Pour Du Bois, il était temps que l’homme noir se révoltât contre ces inégalités, mais pour cela il convenait d’abord de réduire la criminalité noire. Ce processus allait prendre du temps, la persévérance était alors élevée en qualité première. A l’inverse, les Blancs, malgré leur révulsion pour d’anciens esclaves, devaient permettre aux Noirs de gagner leur vie décemment, cela constituant la première étape à la résolution collective du « problème noir ». Ce processus devait passer par un mélange et une meilleure connaissance réciproque des deux ethnies.

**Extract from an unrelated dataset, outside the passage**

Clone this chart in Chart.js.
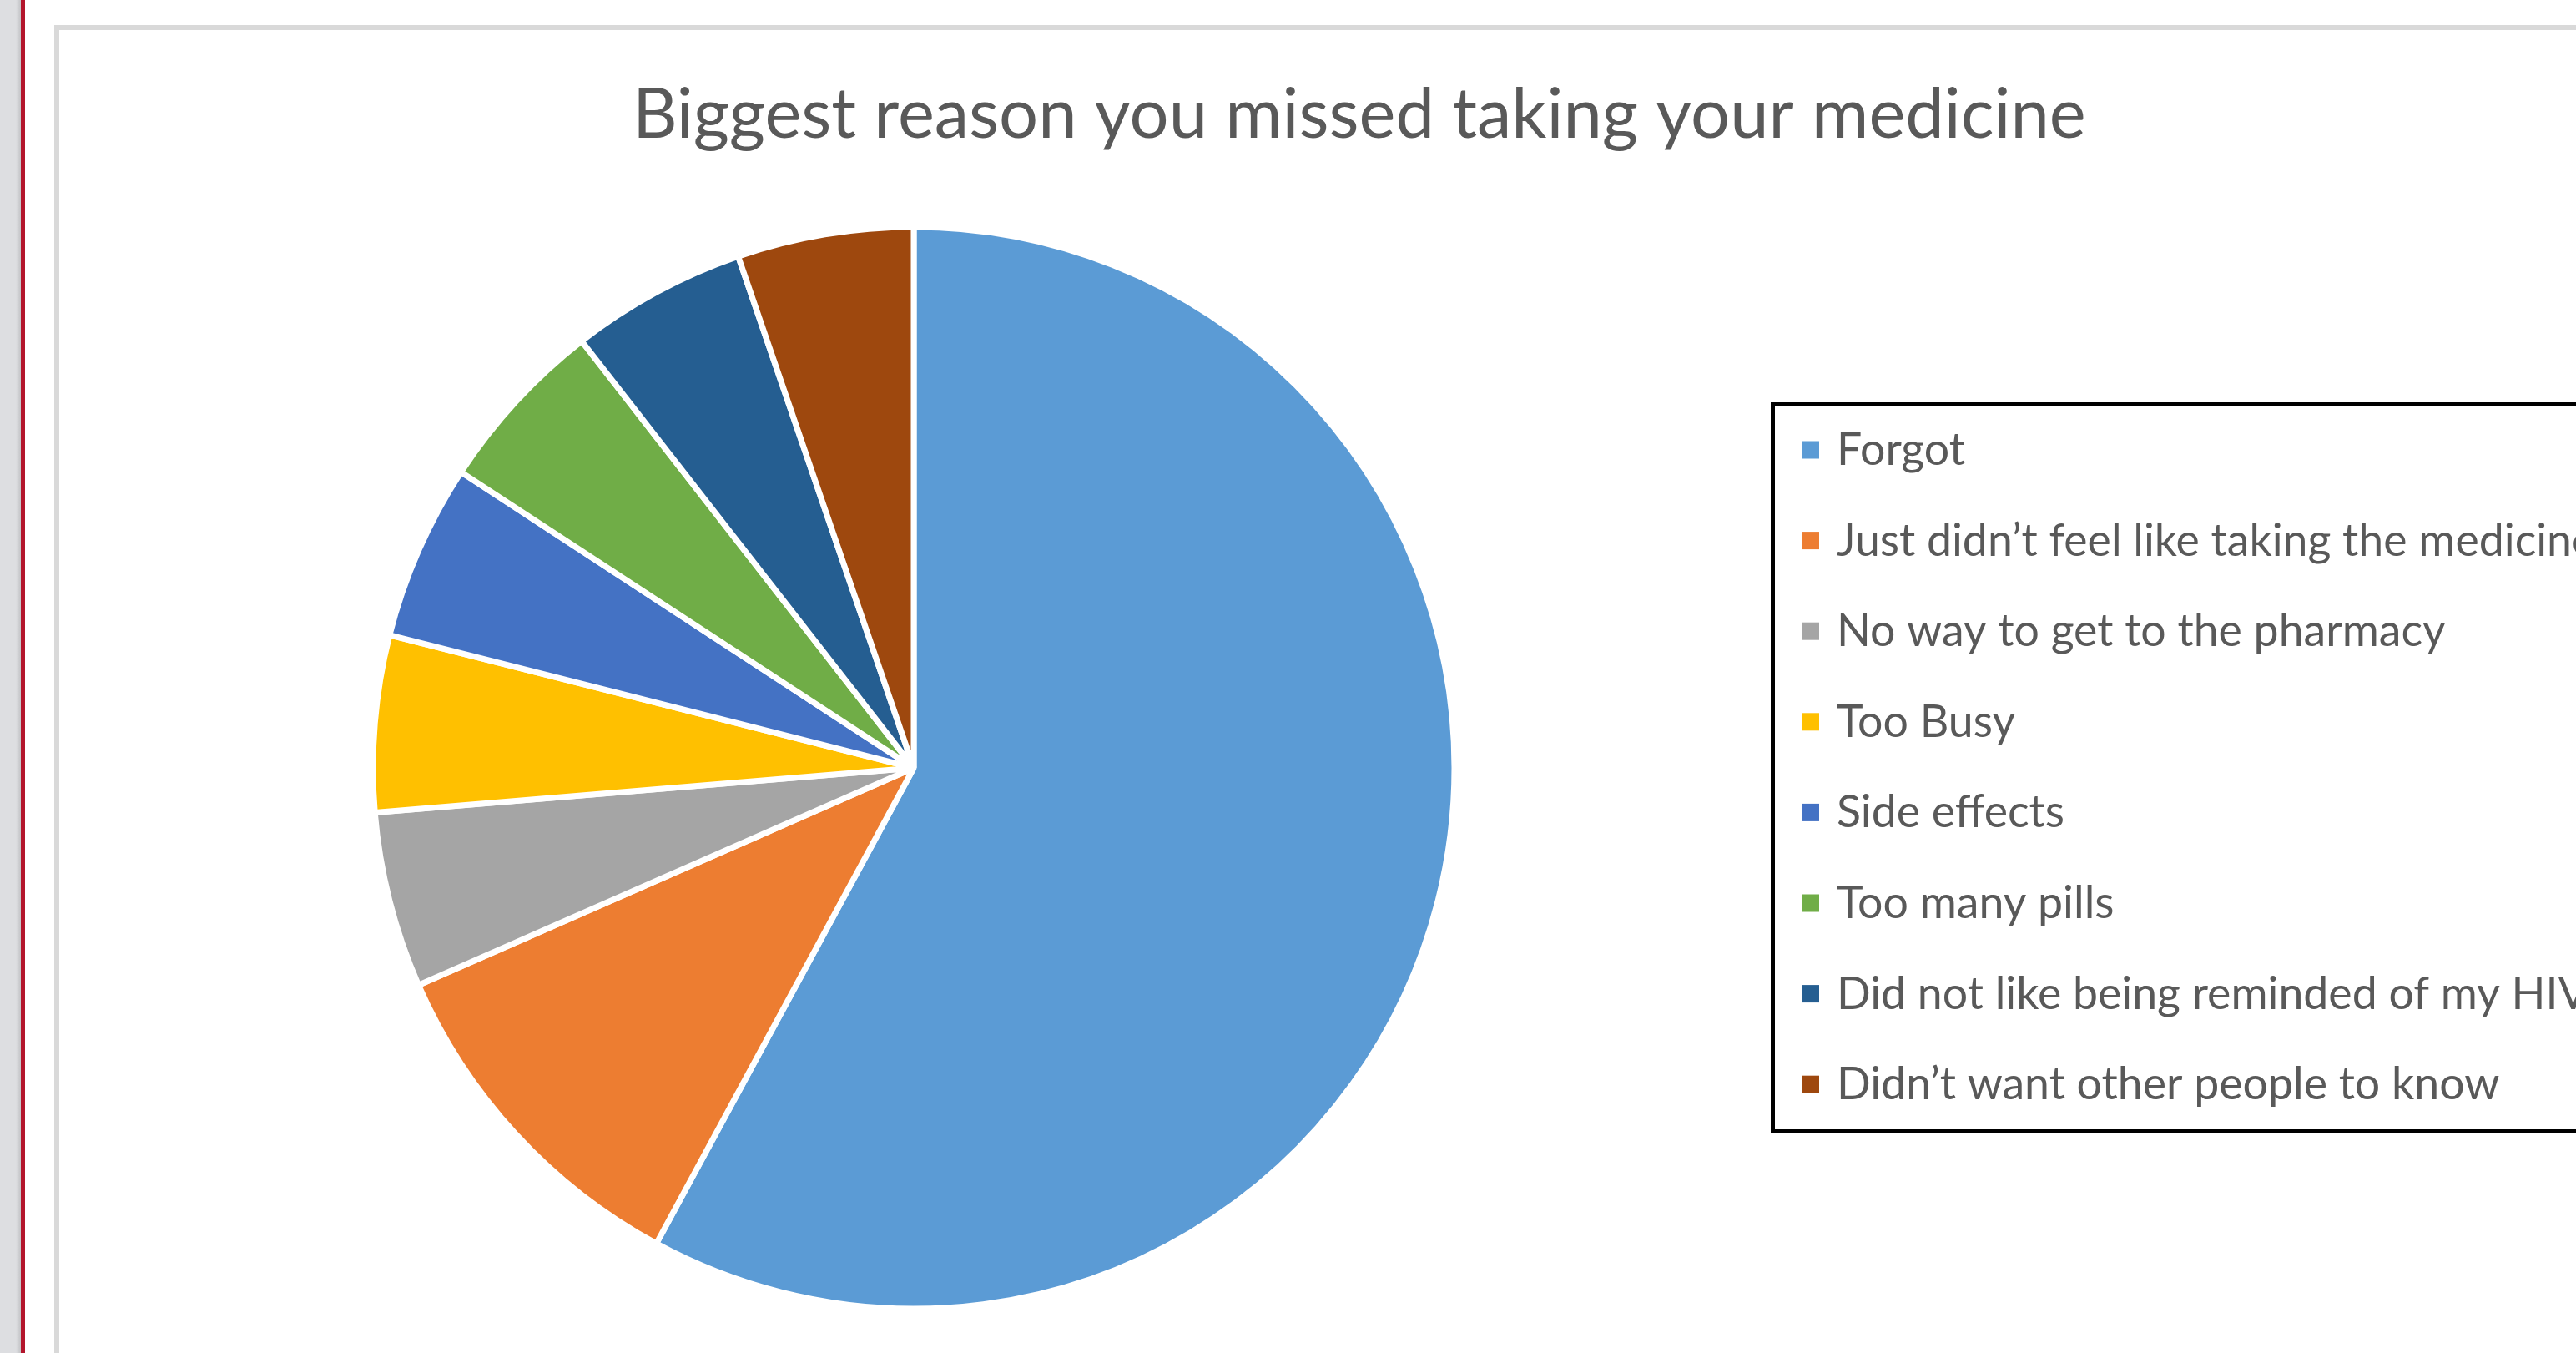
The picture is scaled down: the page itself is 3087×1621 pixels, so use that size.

Cette exploration du problème noir avait pour but d’aider cette communauté à comprendre ses maux sociaux et à les résoudre. La condition de l’homme et de la femme noir(e) à Philadelphie, à l’orée du XXe siècle, était donc bien différente sur tous les plans. De la naissance jusqu’à la mort, où il ne pourra être enterré à côté du Blanc, l’homme noir vit dans la différence et l’inégalité. Tantôt historien, tantôt sociologue, le mérite de William E.B. Du Bois fut de présenter un travail complet, dans lequel la sociologie revêtit un caractère partiellement scientifique, et où le militant prit rarement le dessus sur le chercheur. Le « problème noir » n’en resta pas moins au cœur des actions de Du Bois qui allait fonder, avec d’autres la N.A.A.C.P. (National Association for the Advancement of Colored People) en 1909. On ne peut dès lors que regretter la méconnaissance de William E.B. Du Bois hors des États-Unis. Espérons que cette belle traduction, respectant autant que faire se peut l’élégance de l’écriture de l’auteur, y remédie rapidement.